More on the Fracking Vote chaos.

 

A former party whip at Westminster said he had never seen anything like the chaos before the vote that finally cracked the government. Orkney and Shetland MP Alistair Carmichael, who was first elected in 2001, was tasked with ensuring colleagues voted with the Conservatives when he was Lib Dem chief whip and deputy chief whip for Tory PM David Cameron’s coalition government.

He still speaks regularly to Tory MPs and said their mood was despondent after a tumultuous week that culminated in the resignation of Prime Minister Liz Truss the morning after the Tories plunged into chaos before a vote on a Labour motion on fracking. Labour MP Chris Bryant claimed some were manhandled through the voting lobby by senior Tories.

Alistair Carmichael

Carmichael, who witnessed the commotion, said: “I’ve never seen anything like that before. Politics is important and the decisions you make as an MP matter. If people get hot under the collar about it, that’s not always a bad thing. But that is country miles from what we were seeing last week.

“The mood in the Conservative Party is despondent. It is rudderless. It is a failure of political leadership that has brought us to this point. Not just from Liz Truss. This government and Boris Johnson’s government before it is populated by people who have a colossal sense of entitlement.

It was their arrogance and hubris that made them think they could bend the markets to their will. As a consequence they may have done permanent and irreparable damage to the British economy.”

In last week’s chaotic Commons vote on fracking, more than 30 Tory MPs refused to back the Government’s decision to lift the ban on shale gas exploration.

However, among the ministers supporting the Government was new Chancellor Jeremy Hunt, who clearly approves of fracking . . . unless, it seems, it’s in his South-West Surrey constituency.

In June, he sent a sternly worded letter to Levelling Up Secretary Michael Gove objecting to a proposal by UK Oil & Gas (UKOG) to explore a site for gas in his constituency. The plan was rejected by local councillors but given the go-ahead on appeal by Gove’s department. 

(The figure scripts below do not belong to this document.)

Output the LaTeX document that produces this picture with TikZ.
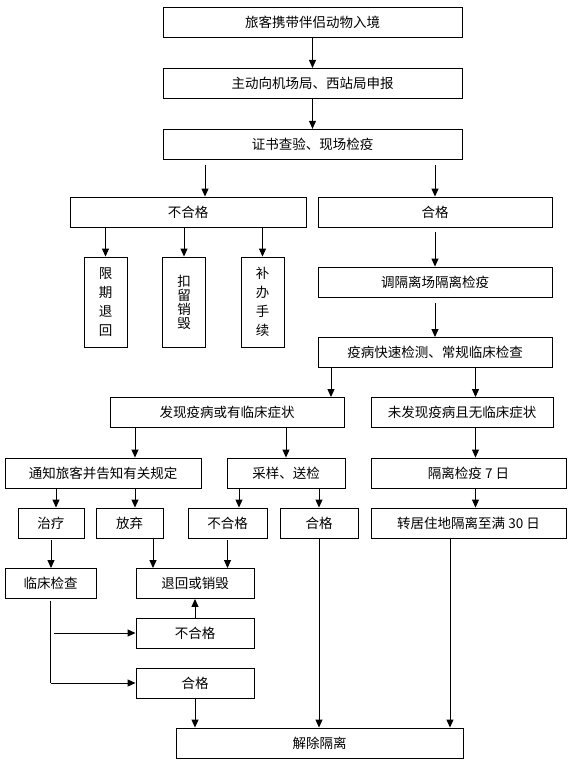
\documentclass[tikz,border=0pt]{standalone}
\usepackage{fontspec}
\setmainfont{Noto Sans CJK SC}
\usetikzlibrary{arrows.meta, positioning, calc}

\begin{document}
\begin{tikzpicture}[
    x=1pt, y=-1pt,
    box/.style={
        rectangle, draw, line width=0.9pt, inner sep=0pt,
        minimum height=30pt, font=\fontsize{13.5}{16}\selectfont
    },
    vbox/.style={
        box, minimum width=43pt, minimum height=90pt, align=center,
        font=\fontsize{13.5}{19}\selectfont
    },
    line/.style={draw, line width=0.9pt, -{Triangle[width=7pt,length=8pt]}},
    seg/.style={draw, line width=0.9pt}
]
    \useasboundingbox (0,0) rectangle (568,761);

    \node [box, minimum width=299pt] (entry) at (312.5,22.5) {旅客携带伴侣动物入境};
    \node [box, minimum width=299pt, below=30pt of entry]   (declare) {主动向机场局、西站局申报};
    \node [box, minimum width=299pt, below=30pt of declare] (check)   {证书查验、现场检疫};
    \node [box, minimum width=236pt] (fail) at (188,212) {不合格};
    \node [box, minimum width=234pt] (pass) at (435,212) {合格};
    \node [vbox] (back)   at (105.5,302) {限\\期\\退\\回};
    \node [vbox, font=\fontsize{13.5}{14}\selectfont] (seize) at (184,302) {扣\\留\\销\\毁};
    \node [vbox] (supply) at (262.5,302) {补\\办\\手\\续};
    \node [box, minimum width=234pt] (isolate) at (435,282)   {调隔离场隔离检疫};
    \node [box, minimum width=234pt] (test)    at (435,352.5) {疫病快速检测、常规临床检查};
    \node [box, minimum width=234pt] (found)   at (227,412.5) {发现疫病或有临床症状};
    \node [box, minimum width=182pt] (clear)   at (462,412.5) {未发现疫病且无临床症状};
    \node [box, minimum width=196pt] (notify)  at (103,473)   {通知旅客并告知有关规定};
    \node [box, minimum width=118pt] (sample)  at (286,473)   {采样、送检};
    \node [box, minimum width=195pt] (quar)    at (468.5,473) {隔离检疫 7 日};
    \node [box, minimum width=66pt]  (treat)   at (51,523)    {治疗};
    \node [box, minimum width=67pt]  (quit)    at (129.5,523) {放弃};
    \node [box, minimum width=79pt]  (sfail)   at (227.5,523) {不合格};
    \node [box, minimum width=78pt]  (spass)   at (319,523)   {合格};
    \node [box, minimum width=195pt] (home)    at (468.5,523) {转居住地隔离至满 30 日};
    \node [box, minimum width=91pt]  (exam)    at (50.5,583.5) {临床检查};
    \node [box, minimum width=118pt] (destroy) at (195,583.5)  {退回或销毁};
    \node [box, minimum width=118pt] (efail)   at (195,633)    {不合格};
    \node [box, minimum width=118pt] (epass)   at (195,683)    {合格};
    \node [box, minimum width=287pt] (release) at (319.5,743)  {解除隔离};

    % columns of the arrows
    \coordinate (colfail)   at ([xshift=17pt]fail.north);
    \coordinate (colfound)  at ([xshift=104pt]found.north);
    \coordinate (colclear)  at ([xshift=13.5pt]clear.south);
    \coordinate (colnotify) at ([xshift=32pt]notify.north);
    \coordinate (coltreat)  at ([xshift=5pt]treat.north);
    \coordinate (colquit)   at ([xshift=5.5pt]quit.north);
    \coordinate (colsfail)  at ([xshift=11.5pt]sfail.north);
    \coordinate (colgive)   at ([xshift=23.5pt]quit.south);
    \coordinate (colhome)   at ([xshift=-18.5pt]home.south);

    \path [line] (entry)   -- (declare);
    \path [line] (declare) -- (check);
    \path [line, shorten <=5pt] (colfail |- check.south) -- (colfail);
    \path [line, shorten <=5pt] (pass.north |- check.south) -- (pass.north);
    \path [line] (back.north |- fail.south)   -- (back.north);
    \path [line] (seize.north |- fail.south)  -- (seize.north);
    \path [line] (supply.north |- fail.south) -- (supply.north);
    \path [line, shorten <=5pt] (pass)    -- (isolate);
    \path [line, shorten <=6pt] (isolate) -- (test);
    \path [line] (colfound |- test.south) -- (colfound);
    \path [line] (colclear |- test.south) -- (colclear |- clear.north);
    \path [line] (colnotify |- found.south) -- (colnotify);
    \path [line] (sample.north |- found.south) -- (sample.north);
    \path [line] (colclear) -- (colclear |- quar.north);
    \path [line] (coltreat |- notify.south) -- (coltreat);
    \path [line] (colquit |- notify.south)  -- (colquit);
    \path [line] (colsfail |- sample.south) -- (colsfail);
    \path [line] (spass.north |- sample.south) -- (spass.north);
    \path [line] (colclear |- quar.south) -- (colclear |- home.north);
    \path [line, shorten <=2pt] (treat.south) -- (treat.south |- exam.north);
    \path [line] (colgive) -- (colgive |- destroy.north);
    \path [line, shorten <=2pt] (sfail.south) -- (sfail.south |- destroy.north);
    \path [line] (efail) -- (destroy);
    \path [seg, shorten <=2pt] (exam.south) -- (exam.south |- epass.west);
    \path [line] ([xshift=3pt]exam.south |- efail.west) -- (efail.west);
    \path [line] (exam.south |- epass.west) -- (epass.west);
    \path [line] (epass) -- (epass.south |- release.north);
    \path [line] (spass) -- (spass.south |- release.north);
    \path [line] (colhome) -- (colhome |- release.north);
\end{tikzpicture}
\end{document}
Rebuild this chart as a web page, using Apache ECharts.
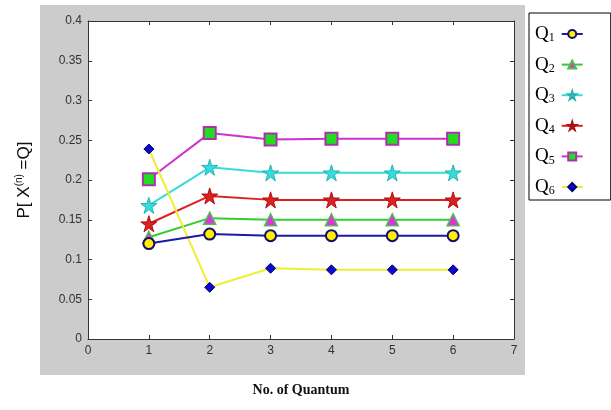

‘I protest in the strongest of terms against your decision to grant the appeal that will allow drilling and exploration of fossil fuel,’ wrote Hunt. ‘The proposals to carry out such activity have been decisively rejected by Surrey County Council and the entire local community. I can’t see how this site has any role to play in our future energy supply needs.’

‘Nimby Hunt’ was widely mocked on social media following last week’s vote, including the following on a local blog: ‘FRACK!! I am now the Chancellor so sod the Stop The UKOG brigade protesting against oil/gas exploration on my patch.’

Still in Surrey, Farnham town councillors debated last week whether to send a congratulatory message to the newly-appointed Chancellor — but thought better of it. ‘He might not be there very long,’ mused one. Indeed not!
 
 

Madsen Pirie, president of the Thatcherite Adam Smith Institute, is not impressed by the bleatings of some of former Prime Minister Liz Truss’s more stentorian critics. ‘We have indeed entered strange territory when a notionally Conservative MP, Robert Halfon, describes those who favour tax cuts as “libertarian jihadists”. They used to be called Conservatives.’ Let’s face it, he has a point!

 
 

Overheard in the Commons. One Tory MP to another: ‘How long before the Queen’s record of 15 prime ministers is beaten by Charles III?’